Building a social media community works much better when it starts with emotionally reactive, visual posts like jokes, sarcasm, heartstring wrenching, or political soundbites. From there, the commenters develop their own conversations. Some of those conversations are very, very stupid, because lizards are not good at using their words.

Translating that kind of content across formats to something more substantive like a blog takes some thought and observation of the community.

Online engagement is many kinds of thing, not A Thing.

If you want a thoughtful community, such as the kinds of people who read books and then think about them, the standards of clickbait writing and SEO aren’t necessarily good predictors of what to do online. It’s more likely the community will arise around the books, not the website or social media channels.

The exception is the ubiquitous category of saccharine inspirational/self-help, which is stupid easy to launch via lizard tactical. Lizards are keen on wallowing and will return to it repeatedly.

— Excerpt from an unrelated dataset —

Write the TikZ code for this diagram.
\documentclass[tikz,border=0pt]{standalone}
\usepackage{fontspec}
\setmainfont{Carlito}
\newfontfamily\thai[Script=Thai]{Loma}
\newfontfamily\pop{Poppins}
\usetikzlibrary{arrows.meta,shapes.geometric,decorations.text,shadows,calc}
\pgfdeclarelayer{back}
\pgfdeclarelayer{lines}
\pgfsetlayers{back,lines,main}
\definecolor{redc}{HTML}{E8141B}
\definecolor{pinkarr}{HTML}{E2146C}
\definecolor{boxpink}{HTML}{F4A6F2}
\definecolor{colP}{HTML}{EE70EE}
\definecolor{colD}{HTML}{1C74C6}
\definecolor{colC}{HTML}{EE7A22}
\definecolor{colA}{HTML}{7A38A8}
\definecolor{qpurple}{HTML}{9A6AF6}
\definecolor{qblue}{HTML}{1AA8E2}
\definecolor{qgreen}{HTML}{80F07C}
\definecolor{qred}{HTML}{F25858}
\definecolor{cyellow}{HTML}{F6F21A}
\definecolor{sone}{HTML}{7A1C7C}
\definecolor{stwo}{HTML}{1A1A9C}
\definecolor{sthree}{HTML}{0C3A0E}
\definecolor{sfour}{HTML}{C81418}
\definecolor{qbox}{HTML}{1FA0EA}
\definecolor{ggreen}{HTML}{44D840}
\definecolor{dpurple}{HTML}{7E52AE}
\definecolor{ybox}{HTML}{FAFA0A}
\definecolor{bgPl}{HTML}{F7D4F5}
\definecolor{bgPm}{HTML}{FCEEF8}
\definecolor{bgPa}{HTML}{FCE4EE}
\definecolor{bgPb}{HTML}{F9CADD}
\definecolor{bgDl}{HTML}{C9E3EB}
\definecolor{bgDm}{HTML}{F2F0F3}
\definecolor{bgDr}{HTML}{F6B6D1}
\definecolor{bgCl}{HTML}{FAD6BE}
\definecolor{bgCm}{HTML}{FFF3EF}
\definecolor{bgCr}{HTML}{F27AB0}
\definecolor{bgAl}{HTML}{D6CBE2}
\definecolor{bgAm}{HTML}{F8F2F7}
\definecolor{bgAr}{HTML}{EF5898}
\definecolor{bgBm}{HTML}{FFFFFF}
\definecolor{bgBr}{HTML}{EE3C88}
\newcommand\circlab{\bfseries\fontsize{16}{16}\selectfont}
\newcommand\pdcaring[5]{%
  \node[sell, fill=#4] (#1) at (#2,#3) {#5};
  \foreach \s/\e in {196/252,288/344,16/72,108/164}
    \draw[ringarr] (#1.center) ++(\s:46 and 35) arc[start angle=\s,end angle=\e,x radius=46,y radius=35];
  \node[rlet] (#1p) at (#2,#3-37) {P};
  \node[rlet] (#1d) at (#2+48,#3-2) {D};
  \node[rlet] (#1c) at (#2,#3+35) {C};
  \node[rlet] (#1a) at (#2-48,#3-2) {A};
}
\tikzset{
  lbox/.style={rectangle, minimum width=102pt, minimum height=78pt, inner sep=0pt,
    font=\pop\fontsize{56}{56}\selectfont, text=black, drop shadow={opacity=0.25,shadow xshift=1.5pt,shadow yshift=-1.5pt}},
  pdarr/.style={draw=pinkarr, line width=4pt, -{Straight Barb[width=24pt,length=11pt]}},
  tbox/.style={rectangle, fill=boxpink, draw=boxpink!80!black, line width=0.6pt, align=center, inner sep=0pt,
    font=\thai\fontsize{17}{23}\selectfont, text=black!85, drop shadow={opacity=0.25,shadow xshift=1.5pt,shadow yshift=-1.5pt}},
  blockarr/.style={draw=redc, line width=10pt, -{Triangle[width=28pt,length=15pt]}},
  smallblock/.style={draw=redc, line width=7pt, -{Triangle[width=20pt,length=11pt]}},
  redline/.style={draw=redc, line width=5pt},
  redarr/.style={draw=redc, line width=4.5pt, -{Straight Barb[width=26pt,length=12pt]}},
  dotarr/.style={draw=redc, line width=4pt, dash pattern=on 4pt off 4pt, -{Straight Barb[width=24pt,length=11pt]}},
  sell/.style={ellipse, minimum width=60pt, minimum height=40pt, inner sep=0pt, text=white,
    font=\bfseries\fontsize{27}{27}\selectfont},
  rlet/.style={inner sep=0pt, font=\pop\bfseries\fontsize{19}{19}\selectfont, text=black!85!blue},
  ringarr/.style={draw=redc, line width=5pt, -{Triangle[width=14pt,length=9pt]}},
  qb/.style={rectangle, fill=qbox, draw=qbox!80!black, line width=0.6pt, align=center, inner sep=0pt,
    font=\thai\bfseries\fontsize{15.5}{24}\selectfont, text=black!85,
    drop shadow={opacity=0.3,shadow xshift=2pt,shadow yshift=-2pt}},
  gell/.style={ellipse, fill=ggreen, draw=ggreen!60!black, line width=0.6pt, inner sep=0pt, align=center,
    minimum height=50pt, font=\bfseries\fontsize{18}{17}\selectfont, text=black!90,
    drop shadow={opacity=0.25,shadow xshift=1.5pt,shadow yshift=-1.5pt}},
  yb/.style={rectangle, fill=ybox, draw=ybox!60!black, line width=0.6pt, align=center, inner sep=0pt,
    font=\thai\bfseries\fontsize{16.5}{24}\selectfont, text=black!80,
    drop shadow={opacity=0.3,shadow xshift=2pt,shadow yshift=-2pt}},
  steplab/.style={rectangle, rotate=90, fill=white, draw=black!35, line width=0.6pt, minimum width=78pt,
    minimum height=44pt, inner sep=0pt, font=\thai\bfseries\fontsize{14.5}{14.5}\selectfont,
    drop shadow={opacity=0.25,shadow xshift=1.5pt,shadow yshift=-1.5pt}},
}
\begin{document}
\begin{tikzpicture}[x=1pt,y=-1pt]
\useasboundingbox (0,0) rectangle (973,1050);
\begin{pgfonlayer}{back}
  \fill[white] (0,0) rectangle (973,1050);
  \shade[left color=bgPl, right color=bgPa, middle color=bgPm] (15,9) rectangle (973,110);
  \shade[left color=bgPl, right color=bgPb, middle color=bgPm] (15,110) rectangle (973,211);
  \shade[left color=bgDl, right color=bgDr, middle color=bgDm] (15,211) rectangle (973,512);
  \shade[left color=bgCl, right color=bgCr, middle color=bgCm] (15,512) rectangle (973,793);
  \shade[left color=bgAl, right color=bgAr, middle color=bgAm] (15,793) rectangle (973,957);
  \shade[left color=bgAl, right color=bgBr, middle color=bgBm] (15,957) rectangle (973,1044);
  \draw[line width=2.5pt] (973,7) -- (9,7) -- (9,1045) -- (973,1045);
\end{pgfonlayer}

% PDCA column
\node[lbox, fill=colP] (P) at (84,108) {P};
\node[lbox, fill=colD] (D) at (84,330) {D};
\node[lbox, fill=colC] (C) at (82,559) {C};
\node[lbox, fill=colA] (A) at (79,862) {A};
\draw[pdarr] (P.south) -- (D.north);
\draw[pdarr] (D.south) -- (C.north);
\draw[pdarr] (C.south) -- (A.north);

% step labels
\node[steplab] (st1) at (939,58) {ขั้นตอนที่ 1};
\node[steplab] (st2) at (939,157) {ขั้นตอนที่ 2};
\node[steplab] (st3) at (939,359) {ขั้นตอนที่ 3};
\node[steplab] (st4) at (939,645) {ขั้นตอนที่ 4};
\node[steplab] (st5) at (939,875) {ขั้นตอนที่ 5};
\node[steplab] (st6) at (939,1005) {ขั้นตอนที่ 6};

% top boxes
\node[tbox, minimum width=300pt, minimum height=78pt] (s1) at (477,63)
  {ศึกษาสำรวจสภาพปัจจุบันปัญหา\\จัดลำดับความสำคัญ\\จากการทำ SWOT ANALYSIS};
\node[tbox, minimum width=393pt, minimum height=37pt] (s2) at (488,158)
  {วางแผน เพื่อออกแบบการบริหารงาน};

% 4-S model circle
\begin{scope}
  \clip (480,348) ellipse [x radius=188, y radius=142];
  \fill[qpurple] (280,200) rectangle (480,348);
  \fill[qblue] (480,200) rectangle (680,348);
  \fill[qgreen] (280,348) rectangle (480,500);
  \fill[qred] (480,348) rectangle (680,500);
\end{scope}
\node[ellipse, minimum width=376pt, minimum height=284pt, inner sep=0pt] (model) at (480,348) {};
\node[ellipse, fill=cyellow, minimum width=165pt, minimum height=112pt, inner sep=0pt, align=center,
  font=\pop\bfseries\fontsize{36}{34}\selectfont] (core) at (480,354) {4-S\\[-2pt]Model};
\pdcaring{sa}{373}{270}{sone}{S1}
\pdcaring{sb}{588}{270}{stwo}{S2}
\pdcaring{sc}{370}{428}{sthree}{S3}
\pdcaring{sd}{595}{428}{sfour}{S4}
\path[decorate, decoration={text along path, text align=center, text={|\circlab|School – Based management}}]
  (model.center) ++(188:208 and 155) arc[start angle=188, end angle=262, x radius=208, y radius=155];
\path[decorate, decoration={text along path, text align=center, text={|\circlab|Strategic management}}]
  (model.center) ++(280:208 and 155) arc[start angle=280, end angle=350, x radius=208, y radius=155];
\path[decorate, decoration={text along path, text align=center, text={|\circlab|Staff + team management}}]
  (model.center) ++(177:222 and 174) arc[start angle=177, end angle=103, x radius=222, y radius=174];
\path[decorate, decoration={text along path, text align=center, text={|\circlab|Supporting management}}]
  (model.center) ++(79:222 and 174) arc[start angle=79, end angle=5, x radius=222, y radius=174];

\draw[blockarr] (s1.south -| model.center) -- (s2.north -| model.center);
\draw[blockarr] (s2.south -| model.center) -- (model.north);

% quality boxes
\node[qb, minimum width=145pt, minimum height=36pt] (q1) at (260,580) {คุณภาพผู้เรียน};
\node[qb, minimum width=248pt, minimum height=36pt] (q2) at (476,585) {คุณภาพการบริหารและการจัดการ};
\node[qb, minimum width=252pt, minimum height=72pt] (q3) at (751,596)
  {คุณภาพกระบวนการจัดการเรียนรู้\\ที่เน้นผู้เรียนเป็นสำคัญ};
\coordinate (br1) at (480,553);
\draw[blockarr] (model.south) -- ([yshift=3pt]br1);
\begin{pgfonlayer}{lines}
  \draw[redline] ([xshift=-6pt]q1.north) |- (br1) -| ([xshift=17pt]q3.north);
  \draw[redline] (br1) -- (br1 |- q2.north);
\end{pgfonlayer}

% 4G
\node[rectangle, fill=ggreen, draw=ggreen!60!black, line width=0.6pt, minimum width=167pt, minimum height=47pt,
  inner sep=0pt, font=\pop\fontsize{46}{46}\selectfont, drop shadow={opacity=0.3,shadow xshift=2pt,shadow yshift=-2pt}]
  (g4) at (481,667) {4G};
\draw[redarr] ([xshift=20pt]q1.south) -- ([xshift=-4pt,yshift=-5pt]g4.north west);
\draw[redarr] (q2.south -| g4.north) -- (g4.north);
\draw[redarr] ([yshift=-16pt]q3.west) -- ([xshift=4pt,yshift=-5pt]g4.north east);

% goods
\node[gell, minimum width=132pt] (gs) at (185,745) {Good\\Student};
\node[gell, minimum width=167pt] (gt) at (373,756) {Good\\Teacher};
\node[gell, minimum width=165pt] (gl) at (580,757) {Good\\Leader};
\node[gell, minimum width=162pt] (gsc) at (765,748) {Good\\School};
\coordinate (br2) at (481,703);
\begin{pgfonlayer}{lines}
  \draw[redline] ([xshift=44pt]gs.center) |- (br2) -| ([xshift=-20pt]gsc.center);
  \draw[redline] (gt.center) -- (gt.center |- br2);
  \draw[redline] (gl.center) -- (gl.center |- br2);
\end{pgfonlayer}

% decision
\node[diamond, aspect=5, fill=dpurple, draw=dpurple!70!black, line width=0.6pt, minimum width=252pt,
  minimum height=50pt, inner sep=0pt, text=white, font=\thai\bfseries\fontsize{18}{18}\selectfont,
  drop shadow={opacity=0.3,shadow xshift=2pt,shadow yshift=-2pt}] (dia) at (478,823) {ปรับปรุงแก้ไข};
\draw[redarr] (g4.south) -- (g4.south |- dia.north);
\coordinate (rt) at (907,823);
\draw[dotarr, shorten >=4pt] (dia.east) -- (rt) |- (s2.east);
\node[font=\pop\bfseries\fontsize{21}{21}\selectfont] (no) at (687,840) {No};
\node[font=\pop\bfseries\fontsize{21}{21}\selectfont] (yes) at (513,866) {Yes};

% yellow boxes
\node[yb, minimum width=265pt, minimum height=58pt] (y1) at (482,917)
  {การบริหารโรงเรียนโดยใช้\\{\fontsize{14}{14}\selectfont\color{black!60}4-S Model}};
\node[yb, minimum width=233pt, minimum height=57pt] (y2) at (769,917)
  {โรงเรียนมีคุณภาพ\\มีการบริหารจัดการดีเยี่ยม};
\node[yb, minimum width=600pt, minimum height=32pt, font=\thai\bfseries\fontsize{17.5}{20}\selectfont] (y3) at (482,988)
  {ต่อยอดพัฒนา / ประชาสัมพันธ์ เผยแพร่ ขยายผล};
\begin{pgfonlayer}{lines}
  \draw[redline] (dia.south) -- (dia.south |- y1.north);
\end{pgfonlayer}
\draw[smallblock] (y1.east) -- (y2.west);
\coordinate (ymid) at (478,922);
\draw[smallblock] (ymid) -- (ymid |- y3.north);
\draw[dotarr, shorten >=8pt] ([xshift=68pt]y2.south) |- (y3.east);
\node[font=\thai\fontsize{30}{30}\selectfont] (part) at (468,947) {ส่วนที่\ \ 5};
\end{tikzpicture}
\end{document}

For the human brains, once your community starts to come together, online tools may serve various purposes that can be discovered by listening. If they come, they will tell you how to build it.

If you want virality, you should know why you want it instead of just flailing for it. Does it have anything at all to do with your writing goals? Or does it just seem like something you have to achieve in order to build your reputation? If the latter, screw that bull hockey entirely.

If you want to write a how-to site that allows you to promote related products and receive sponsorship, that’s another animal than being a novelist. It can work well for non-fiction writers.

Writers are also many kinds of thing, not A Thing.

It pays to filter for where your sources of advice are coming from. It also pays to think about how you can adapt some of these practices to fit your purposes. Just don’t let all the opinions out there engage your lizard brain.